## Aim of the exercise
From the entries below, pull out each line where "this" appears.

** begin Material **

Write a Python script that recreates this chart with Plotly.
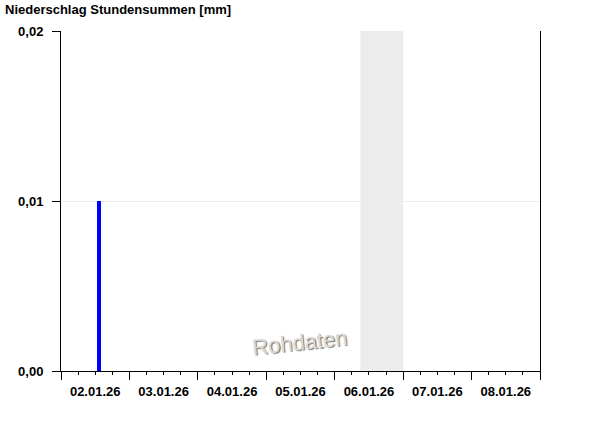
"""
Niederschlag Stundensummen - hourly precipitation bar chart.
"""
import pandas as pd
import plotly.graph_objects as go

# data
bar_times = ["2026-01-02 13:15"]
bar_values = [0.01]
band_start = "2026-01-06 09:00"
band_end = "2026-01-07 00:00"
x_start = "2026-01-02 00:00"
x_end = "2026-01-09 00:00"
day_labels = ["02.01.26", "03.01.26", "04.01.26", "05.01.26",
              "06.01.26", "07.01.26", "08.01.26"]
y_ticks = [0.0, 0.01, 0.02]
y_labels = ["0,00", "0,01", "0,02"]

midnights = pd.date_range(x_start, x_end, freq="D")
noons = midnights[:-1] + pd.Timedelta(hours=12)

FONT = "Liberation Sans, Arial, sans-serif"

fig = go.Figure()

fig.add_trace(go.Bar(
    x=pd.to_datetime(bar_times),
    y=bar_values,
    width=1.4 * 3600 * 1000,
    marker=dict(color="#0000ff", line=dict(width=0)),
    showlegend=False,
    hoverinfo="skip",
))

# invisible trace so the overlay axis (day boundary ticks) gets drawn
fig.add_trace(go.Scatter(
    x=[midnights[0], midnights[-1]], y=[0, 0],
    xaxis="x2", mode="lines", line=dict(width=0),
    showlegend=False, hoverinfo="skip",
))

fig.add_shape(
    type="rect", xref="x", yref="paper",
    x0=band_start, x1=band_end, y0=0, y1=1,
    fillcolor="#ececec", line=dict(width=0), layer="below",
)

fig.add_annotation(
    text="Rohdaten", xref="paper", yref="paper",
    x=0.497, y=0.025, showarrow=False, textangle=-6,
    font=dict(family=FONT, size=22, color="#dadada",
              shadow="1px 1px 1px #6a6a6a"),
)

fig.update_layout(
    width=600, height=426,
    margin=dict(l=61, r=60, t=31, b=55),
    paper_bgcolor="white", plot_bgcolor="white",
    bargap=0,
    title=dict(
        text="<b>Niederschlag Stundensummen [mm]</b>",
        xref="container", yref="container",
        x=5 / 600, y=1 - 9 / 426, xanchor="left", yanchor="middle",
        font=dict(family=FONT, size=13, color="black"),
    ),
    xaxis=dict(
        type="date",
        range=[midnights[0], midnights[-1]],
        tickmode="array", tickvals=noons, ticktext=day_labels,
        ticks="outside", ticklen=3, tickcolor="black", tickwidth=1,
        ticklabelstandoff=5,
        tickfont=dict(family=FONT, size=13, color="black", weight="bold"),
        minor=dict(ticks="outside", ticklen=3, tickcolor="black",
                   dtick=6 * 3600 * 1000, tick0=x_start, showgrid=False),
        showgrid=False, zeroline=False,
        showline=True, linecolor="black", linewidth=1,
        fixedrange=True,
    ),
    xaxis2=dict(
        type="date", overlaying="x", side="bottom",
        range=[midnights[0], midnights[-1]],
        tickmode="array", tickvals=midnights, showticklabels=False,
        ticks="outside", ticklen=8, tickcolor="black", tickwidth=1,
        showgrid=False, zeroline=False, showline=False,
    ),
    yaxis=dict(
        range=[0, 0.02],
        tickmode="array", tickvals=y_ticks, ticktext=y_labels,
        ticks="outside", ticklen=8, tickcolor="black", tickwidth=1,
        ticklabelstandoff=6,
        tickfont=dict(family=FONT, size=13, color="black", weight="bold"),
        showgrid=True, gridcolor="#ececec", gridwidth=1,
        zeroline=False,
        showline=True, linecolor="black", linewidth=1, mirror=True,
        fixedrange=True,
    ),
)

# the page body has a default 8px margin; drop it so the chart sits at 0,0
fig.write_html("out.html", config={"displayModeBar": False},
               post_script="document.body.style.margin='0';")
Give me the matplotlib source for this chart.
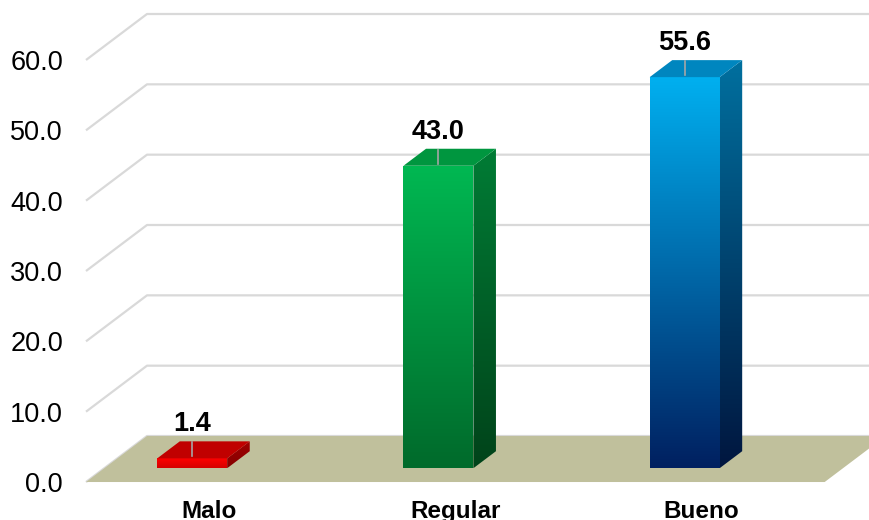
import numpy as np
import matplotlib.pyplot as plt
from matplotlib.patches import Polygon
from matplotlib.colors import to_rgb

categories = ['Malo', 'Regular', 'Bueno']
values = [1.4, 43.0, 55.6]
yticks = [0, 10, 20, 30, 40, 50, 60]

# (top, bottom) shades of the front and side faces, plus the lid colour
front_colors = [('#FF0000', '#D40000'), ('#00B852', '#006A2B'), ('#00B0F0', '#002060')]
side_colors = [('#A00000', '#850000'), ('#007C35', '#00431A'), ('#00709F', '#00163F')]
top_colors = ['#C00000', '#00963F', '#0086BF']

plt.rcParams['font.family'] = ['Liberation Sans', 'DejaVu Sans']

# floor depth (x, y offset in data units) and where the bars sit inside it
DX, DY = 0.2477, 6.54
D0, D1 = 0.30, 0.67
BAR_W = 0.284
BAR_SHIFT = -0.285


def shaded(ax, poly, c_top, c_bot, extent, z):
    top = np.array(to_rgb(c_top))
    bot = np.array(to_rgb(c_bot))
    t = np.linspace(0, 1, 256)[:, None]
    img = (top * (1 - t) + bot * t)[:, None, :]
    im = ax.imshow(img, extent=extent, origin='upper', aspect='auto',
                   interpolation='bilinear', zorder=z)
    clip = Polygon(poly, closed=True, transform=ax.transData,
                   facecolor='none', edgecolor='none')
    im.set_clip_path(clip)


fig = plt.figure(figsize=(8.69, 5.2), dpi=100)
ax = fig.add_axes([86 / 869, 0, 1 - 86 / 869, 1])
xmin, xmax = -0.5, 2.68

# back wall grid with its slanted left edge
for t in yticks:
    ax.plot([xmin, xmin + DX, xmax + 0.1], [t, t + DY, t + DY],
            color='#D9D9D9', lw=1.6, zorder=1, clip_on=False,
            solid_capstyle='butt')

# floor
n = len(categories)
floor = [(xmin, 0), (xmin + n, 0), (xmin + n + DX, DY), (xmin + DX, DY)]
ax.add_patch(Polygon(floor, closed=True, facecolor='#C0C09C',
                     edgecolor='none', zorder=2))

for i, v in enumerate(values):
    x0 = i + BAR_SHIFT + D0 * DX
    x1 = x0 + BAR_W
    y0 = D0 * DY
    ddx = (D1 - D0) * DX
    ddy = (D1 - D0) * DY

    front = [(x0, y0), (x1, y0), (x1, y0 + v), (x0, y0 + v)]
    shaded(ax, front, *front_colors[i], (x0, x1, y0, y0 + v), 4)

    side = [(x1, y0), (x1 + ddx, y0 + ddy), (x1 + ddx, y0 + ddy + v), (x1, y0 + v)]
    shaded(ax, side, *side_colors[i], (x1, x1 + ddx, y0, y0 + ddy + v), 4)

    lid = [(x0, y0 + v), (x1, y0 + v), (x1 + ddx, y0 + v + ddy), (x0 + ddx, y0 + v + ddy)]
    ax.add_patch(Polygon(lid, closed=True, facecolor=top_colors[i],
                         edgecolor='none', zorder=5))

    # value label with its leader line
    cx = (x0 + x1) / 2
    ax.plot([cx, cx], [y0 + v + 0.3, y0 + v + 2.3], color='#A6A6A6',
            lw=1.2, zorder=6)
    ax.text(cx, y0 + v + 4.85, f'{v:.1f}', ha='center', va='center',
            fontsize=19.5, fontweight='bold', color='black', zorder=7)

    ax.text(i, -2.5, categories[i], ha='center', va='top', fontsize=17.5,
            fontweight='bold', color='black')

ax.set_xlim(xmin, xmax)
ax.set_ylim(-5.40, 68.53)
ax.set_xticks([])
ax.set_yticks(yticks)
ax.set_yticklabels([f'{t:.1f}' for t in yticks])
ax.tick_params(axis='y', length=0, pad=16.5, labelsize=19.5, labelcolor='black')
for s in ax.spines.values():
    s.set_visible(False)
ax.patch.set_alpha(0)

fig.savefig('out.png', dpi=100)
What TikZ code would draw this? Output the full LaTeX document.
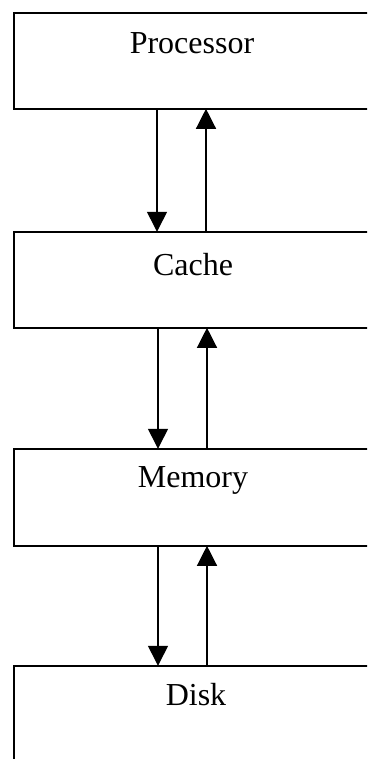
\documentclass[tikz,border=0pt]{standalone}
\usepackage{fontspec}
\setmainfont{Liberation Serif}
\usetikzlibrary{arrows.meta}
\begin{document}
\begin{tikzpicture}[x=1pt,y=1pt,
  box/.style={draw, line width=1.6pt, minimum width=372pt, anchor=north west, inner sep=0pt},
  lbl/.style={font=\fontsize{32}{36}\selectfont, anchor=center, inner sep=0pt},
  arr/.style={line width=1.3pt, -{Triangle[width=20pt,length=20pt]}, shorten >=-0.8pt}
]
\useasboundingbox (0,0) rectangle (367,-759);
\clip (0,0) rectangle (367,-759);
\node[box, minimum height=96pt] (proc) at (13,-12) {};
\node[box, minimum height=96pt] (cache) at (13,-231) {};
\node[box, minimum height=97pt] (mem) at (13,-448) {};
\node[box, minimum height=110pt] (disk) at (13,-665) {};
\node[lbl] (tproc) at ([xshift=179pt,yshift=-31pt]proc.north west) {Processor};
\node[lbl] (tcache) at ([xshift=180pt,yshift=-34pt]cache.north west) {Cache};
\node[lbl] (tmem) at ([xshift=180pt,yshift=-32pt]mem.north west) {Memory};
\node[lbl] (tdisk) at ([xshift=183pt,yshift=-30pt]disk.north west) {Disk};
\draw[arr] ([xshift=144pt]proc.south west) -- ([xshift=144pt]cache.north west);
\draw[arr] ([xshift=193pt]cache.north west) -- ([xshift=193pt]proc.south west);
\draw[arr] ([xshift=145pt]cache.south west) -- ([xshift=145pt]mem.north west);
\draw[arr] ([xshift=194pt]mem.north west) -- ([xshift=194pt]cache.south west);
\draw[arr] ([xshift=145pt]mem.south west) -- ([xshift=145pt]disk.north west);
\draw[arr] ([xshift=194pt]disk.north west) -- ([xshift=194pt]mem.south west);
\end{tikzpicture}
\end{document}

** end Material **

## Response to the task
Write a Python script that recreates this chart with Plotly.
Give me the matplotlib source for this chart.
What TikZ code would draw this? Output the full LaTeX document.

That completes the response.